Firebrand Indian politician Mamata Banerjee was sworn in on Friday as first women chief minister of India's West Bengal state after she ended 34 years of communist rule with an historic election victory last week.
Banerjee, 56, took the oath of office after voters in the impoverished eastern state turfed out the world's longest-serving democratically-elected Marxist government.
Before leaving her modest one-storey home for the ceremony, Banerjee, wearing a plain blue-bordered white
cotton sari, thanked the cheering crowd for their support.
'I will work day and night,' Banerjee, who heads the regional Trinamool Congress, told jubilant fans.
Thousands of people lined the streets shouting, 'We are with you didi' as she arrived at the sprawling governor's residence in the state capital Kolkata.
Banerjee, who casts herself as a champion of the poor, rode a wave of popular discontent to defeat the communists over their economic management, which left industry in decline and the state neck-deep in debt.
A key ally of the national ruling Congress party, she is the first woman to become the chief minister of West Bengal, a state of 90 million people.
Mamata had sent a personal invitation to the immediate-past chief minister Buddhadeb Bhattacharjee , who was present in the swearing in ceremony. Union home minister P Chidambaram, finance minister Pranab Mukherjee and defence minister A K Antony were present among about 3,200 guests.
After the swearing-in, conducted in Bengali, she walked to the historic state government headquarters, known as the Writers' Building, surrounded by a sea of people.
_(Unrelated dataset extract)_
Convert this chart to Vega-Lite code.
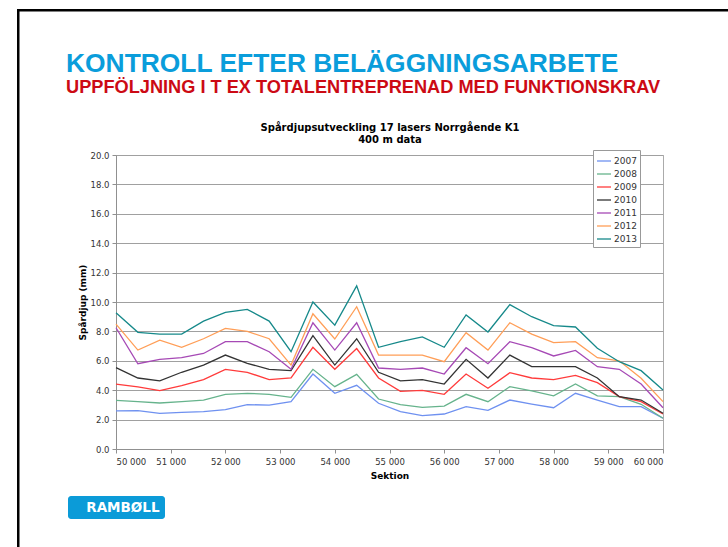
{
  "$schema": "https://vega.github.io/schema/vega-lite/v6.json",
  "background": "white",
  "width": 547,
  "height": 294,
  "padding": {"left": 17, "top": 9, "right": 0, "bottom": 0},
  "config": {"font": "DejaVu Sans", "view": {"stroke": "#ababab", "fill": "white"}},
  "title": {
    "text": "KONTROLL EFTER BELÄGGNINGSARBETE",
    "subtitle": "UPPFÖLJNING I T EX TOTALENTREPRENAD MED FUNKTIONSKRAV",
    "anchor": "start",
    "frame": "group",
    "dx": -50,
    "offset": -87,
    "font": "Liberation Sans",
    "fontSize": 26.4,
    "fontWeight": "bold",
    "color": "#0A9DDB",
    "subtitleFont": "Liberation Sans",
    "subtitleFontSize": 18.2,
    "subtitleFontWeight": "bold",
    "subtitleColor": "#CC0A14",
    "subtitlePadding": 1.5
  },
  "datasets": {
    "rut": [
      {"Sektion": 50000, "2007": 2.59, "2008": 3.31, "2009": 4.42, "2010": 5.53, "2011": 8.25, "2012": 8.5, "2013": 9.27},
      {"Sektion": 50400, "2007": 2.61, "2008": 3.22, "2009": 4.22, "2010": 4.83, "2011": 5.8, "2012": 6.73, "2013": 7.94},
      {"Sektion": 50800, "2007": 2.43, "2008": 3.13, "2009": 3.97, "2010": 4.63, "2011": 6.1, "2012": 7.41, "2013": 7.82},
      {"Sektion": 51200, "2007": 2.49, "2008": 3.22, "2009": 4.31, "2010": 5.22, "2011": 6.21, "2012": 6.92, "2013": 7.82},
      {"Sektion": 51600, "2007": 2.54, "2008": 3.33, "2009": 4.72, "2010": 5.71, "2011": 6.5, "2012": 7.5, "2013": 8.7},
      {"Sektion": 52000, "2007": 2.68, "2008": 3.72, "2009": 5.42, "2010": 6.39, "2011": 7.3, "2012": 8.2, "2013": 9.3},
      {"Sektion": 52400, "2007": 3.02, "2008": 3.79, "2009": 5.22, "2010": 5.83, "2011": 7.3, "2012": 8.0, "2013": 9.5},
      {"Sektion": 52800, "2007": 2.99, "2008": 3.72, "2009": 4.72, "2010": 5.42, "2011": 6.62, "2012": 7.5, "2013": 8.7},
      {"Sektion": 53200, "2007": 3.22, "2008": 3.51, "2009": 4.83, "2010": 5.33, "2011": 5.42, "2012": 5.71, "2013": 6.62},
      {"Sektion": 53600, "2007": 5.1, "2008": 5.42, "2009": 6.92, "2010": 7.71, "2011": 8.59, "2012": 9.2, "2013": 10.0},
      {"Sektion": 54000, "2007": 3.79, "2008": 4.24, "2009": 5.42, "2010": 5.71, "2011": 6.73, "2012": 7.48, "2013": 8.43},
      {"Sektion": 54400, "2007": 4.33, "2008": 5.08, "2009": 6.83, "2010": 7.5, "2011": 8.59, "2012": 9.68, "2013": 11.1},
      {"Sektion": 54800, "2007": 3.11, "2008": 3.4, "2009": 4.83, "2010": 5.22, "2011": 5.51, "2012": 6.39, "2013": 6.92},
      {"Sektion": 55200, "2007": 2.54, "2008": 3.02, "2009": 3.92, "2010": 4.63, "2011": 5.42, "2012": 6.39, "2013": 7.3},
      {"Sektion": 55600, "2007": 2.27, "2008": 2.83, "2009": 3.99, "2010": 4.72, "2011": 5.51, "2012": 6.39, "2013": 7.62},
      {"Sektion": 56000, "2007": 2.38, "2008": 2.92, "2009": 3.72, "2010": 4.42, "2011": 5.1, "2012": 5.94, "2013": 6.92},
      {"Sektion": 56400, "2007": 2.88, "2008": 3.72, "2009": 5.1, "2010": 6.1, "2011": 6.89, "2012": 7.91, "2013": 9.12},
      {"Sektion": 56800, "2007": 2.63, "2008": 3.22, "2009": 4.13, "2010": 4.83, "2011": 5.8, "2012": 6.73, "2013": 7.96},
      {"Sektion": 57200, "2007": 3.33, "2008": 4.24, "2009": 5.19, "2010": 6.39, "2011": 7.3, "2012": 8.59, "2013": 9.82},
      {"Sektion": 57600, "2007": 3.06, "2008": 3.95, "2009": 4.83, "2010": 5.6, "2011": 6.89, "2012": 7.82, "2013": 9.0},
      {"Sektion": 58000, "2007": 2.81, "2008": 3.61, "2009": 4.72, "2010": 5.6, "2011": 6.33, "2012": 7.23, "2013": 8.39},
      {"Sektion": 58400, "2007": 3.79, "2008": 4.42, "2009": 5.01, "2010": 5.6, "2011": 6.71, "2012": 7.3, "2013": 8.3},
      {"Sektion": 58800, "2007": 3.33, "2008": 3.61, "2009": 4.51, "2010": 4.83, "2011": 5.6, "2012": 6.21, "2013": 6.85},
      {"Sektion": 59200, "2007": 2.88, "2008": 3.56, "2009": 3.56, "2010": 3.56, "2011": 5.42, "2012": 6.0, "2013": 5.94},
      {"Sektion": 59600, "2007": 2.88, "2008": 3.04, "2009": 3.22, "2010": 3.33, "2011": 4.42, "2012": 4.81, "2013": 5.33},
      {"Sektion": 60000, "2007": 2.09, "2008": 2.09, "2009": 2.38, "2010": 2.43, "2011": 2.81, "2012": 3.22, "2013": 4.01}
    ]
  },
  "data": {"name": "rut"},
  "transform": [
    {"fold": ["2007", "2008", "2009", "2010", "2011", "2012", "2013"], "as": ["År", "Spårdjup"]}
  ],
  "resolve": {"axis": {"x": "independent"}},
  "layer": [
    {
      "mark": {"type": "line", "strokeWidth": 1.3},
      "encoding": {
        "x": {
          "field": "Sektion",
          "type": "quantitative",
          "scale": {"domain": [50000, 60000], "nice": false, "zero": false},
          "axis": {
            "orient": "bottom",
            "values": [50000, 51000, 52000, 53000, 54000, 55000, 56000, 57000, 58000, 59000, 60000],
            "labelExpr": "replace(format(datum.value, ','), ',', ' ')",
            "grid": false,
            "tickSize": 4,
            "labelPadding": 4,
            "labelFontSize": 8.5,
            "labelColor": "#333333",
            "domainColor": "#909090",
            "tickColor": "#909090",
            "title": "Sektion",
            "titleFontSize": 9,
            "titleFontWeight": "bold",
            "titleColor": "#000000",
            "titlePadding": 6
          }
        },
        "y": {
          "field": "Spårdjup",
          "type": "quantitative",
          "scale": {"domain": [0, 20], "nice": false},
          "axis": {
            "values": [0, 2, 4, 6, 8, 10, 12, 14, 16, 18, 20],
            "format": ".1f",
            "grid": true,
            "gridColor": "#a0a0a0",
            "tickSize": 4,
            "labelPadding": 3,
            "labelFontSize": 8.5,
            "labelColor": "#333333",
            "domainColor": "#909090",
            "tickColor": "#909090",
            "title": "Spårdjup (mm)",
            "titleFontSize": 9,
            "titleFontWeight": "bold",
            "titleColor": "#000000",
            "titlePadding": 3
          }
        },
        "color": {
          "field": "År",
          "type": "nominal",
          "scale": {
            "domain": ["2007", "2008", "2009", "2010", "2011", "2012", "2013"],
            "range": ["#6F91F0", "#66B38C", "#FF3B3B", "#333333", "#A649B5", "#FF9E57", "#16898A"]
          },
          "legend": {
            "orient": "none",
            "legendX": 477,
            "legendY": -5,
            "title": null,
            "symbolType": "stroke",
            "symbolSize": 196,
            "symbolStrokeWidth": 1.6,
            "labelFont": "DejaVu Sans",
            "labelFontSize": 9,
            "labelColor": "#333333",
            "fillColor": "white",
            "strokeColor": "#999999",
            "padding": 3,
            "rowPadding": 0,
            "labelOffset": 2
          }
        },
        "strokeWidth": {
          "field": "År",
          "type": "ordinal",
          "scale": {
            "domain": ["2007", "2008", "2009", "2010", "2011", "2012", "2013"],
            "range": [1.3, 1.3, 1.3, 1.3, 1.3, 1.3, 2.5]
          },
          "legend": null
        }
      }
    },
    {
      "mark": {"type": "point", "opacity": 0},
      "encoding": {
        "x": {
          "field": "Sektion",
          "type": "quantitative",
          "scale": {"domain": [50000, 60000], "nice": false, "zero": false},
          "axis": {
            "orient": "top",
            "labels": false,
            "ticks": false,
            "domain": false,
            "grid": false,
            "title": ["Spårdjupsutveckling 17 lasers Norrgående K1", "400 m data"],
            "titleFont": "DejaVu Sans",
            "titleFontSize": 10,
            "titleFontWeight": "bold",
            "titleColor": "#000000",
            "titleLineHeight": 12,
            "titlePadding": 11
          }
        },
        "fill": {
          "field": "Spårdjup",
          "type": "quantitative",
          "scale": {"range": ["#000000", "#000000"]},
          "legend": {
            "type": "gradient",
            "orient": "none",
            "legendX": -99,
            "legendY": -146,
            "direction": "horizontal",
            "gradientLength": 711,
            "gradientThickness": 2.5,
            "gradientStrokeWidth": 0,
            "title": null,
            "labelExpr": "''",
            "padding": 0
          }
        },
        "stroke": {
          "field": "Sektion",
          "type": "quantitative",
          "scale": {"range": ["#000000", "#000000"]},
          "legend": {
            "type": "gradient",
            "orient": "none",
            "legendX": -99,
            "legendY": -146,
            "direction": "vertical",
            "gradientLength": 538,
            "gradientThickness": 2.5,
            "gradientStrokeWidth": 0,
            "title": null,
            "labelExpr": "''",
            "padding": 0
          }
        }
      }
    },
    {
      "data": {"values": [{"logo": "RAMBØLL"}]},
      "mark": {"type": "point", "opacity": 0},
      "encoding": {
        "shape": {
          "field": "logo",
          "type": "nominal",
          "legend": {
            "orient": "none",
            "legendX": -48,
            "legendY": 341,
            "title": null,
            "fillColor": "#0B9BD8",
            "cornerRadius": 3,
            "padding": 4.75,
            "symbolOpacity": 0,
            "symbolSize": 1,
            "labelOffset": 0,
            "labelFont": "DejaVu Sans",
            "labelFontWeight": "bold",
            "labelFontSize": 13.5,
            "labelColor": "white"
          }
        }
      }
    }
  ]
}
Banerjee's Trinamool Congress and allies grabbed 226 of the legislature's 294 seats, leaving just 62 for the Marxists, effectively consigning them to the political wilderness.
Banerjee, known for her mercurial nature, resigned from her job as national railways minister late on Thursday to take up her new responsibilities.
The populist leader, whose party holds the balance of power in the federal parliament, is now expected to play a more prominent role on the national stage and could be a roadblock in the Congress government's economic reform plans.